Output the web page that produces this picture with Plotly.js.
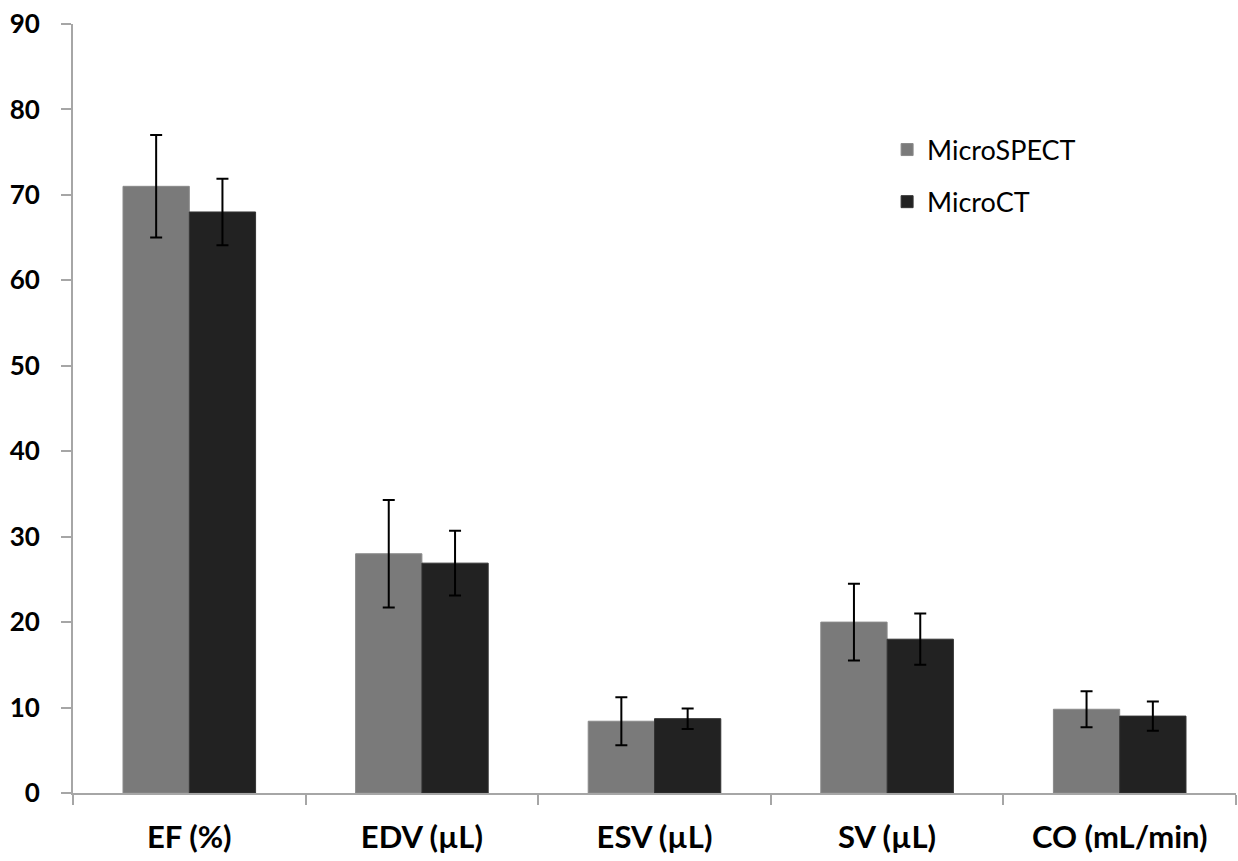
---
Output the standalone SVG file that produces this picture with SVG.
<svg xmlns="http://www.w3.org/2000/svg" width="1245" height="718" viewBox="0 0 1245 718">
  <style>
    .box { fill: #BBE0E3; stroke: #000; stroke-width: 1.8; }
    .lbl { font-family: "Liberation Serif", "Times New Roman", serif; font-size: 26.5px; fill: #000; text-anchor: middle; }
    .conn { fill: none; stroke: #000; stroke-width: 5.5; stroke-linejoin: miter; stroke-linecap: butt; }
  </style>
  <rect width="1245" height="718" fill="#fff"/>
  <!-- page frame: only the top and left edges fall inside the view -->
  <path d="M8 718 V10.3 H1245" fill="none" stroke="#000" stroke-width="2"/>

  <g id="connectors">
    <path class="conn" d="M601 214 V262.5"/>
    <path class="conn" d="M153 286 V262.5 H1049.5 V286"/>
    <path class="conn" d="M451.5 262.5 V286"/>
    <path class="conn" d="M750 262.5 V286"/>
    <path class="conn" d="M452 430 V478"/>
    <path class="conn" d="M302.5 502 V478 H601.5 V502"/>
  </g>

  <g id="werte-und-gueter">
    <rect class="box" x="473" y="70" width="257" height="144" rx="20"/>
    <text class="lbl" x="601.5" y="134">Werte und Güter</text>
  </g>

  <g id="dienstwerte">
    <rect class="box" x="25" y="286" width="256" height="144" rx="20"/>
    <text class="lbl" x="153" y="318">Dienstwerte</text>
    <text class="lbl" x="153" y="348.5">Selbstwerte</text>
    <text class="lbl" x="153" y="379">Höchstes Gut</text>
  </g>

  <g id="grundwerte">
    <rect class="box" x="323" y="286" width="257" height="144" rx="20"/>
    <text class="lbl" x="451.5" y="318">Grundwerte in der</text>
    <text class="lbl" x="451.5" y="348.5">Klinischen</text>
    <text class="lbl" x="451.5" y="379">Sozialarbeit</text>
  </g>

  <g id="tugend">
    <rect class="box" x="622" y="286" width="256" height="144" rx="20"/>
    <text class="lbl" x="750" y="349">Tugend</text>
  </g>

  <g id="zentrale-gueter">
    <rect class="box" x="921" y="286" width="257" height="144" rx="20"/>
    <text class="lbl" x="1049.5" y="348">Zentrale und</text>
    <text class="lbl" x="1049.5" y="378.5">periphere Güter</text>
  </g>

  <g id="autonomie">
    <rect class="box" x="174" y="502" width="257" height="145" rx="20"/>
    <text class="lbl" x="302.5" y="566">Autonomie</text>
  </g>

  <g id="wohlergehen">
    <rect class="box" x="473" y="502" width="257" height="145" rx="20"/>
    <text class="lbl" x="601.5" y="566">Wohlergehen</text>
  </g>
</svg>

Task: Pick out and copy the lines of the material that include the word "with".

Answer below:
Output the web page that produces this picture with Plotly.js.
Output the standalone SVG file that produces this picture with SVG.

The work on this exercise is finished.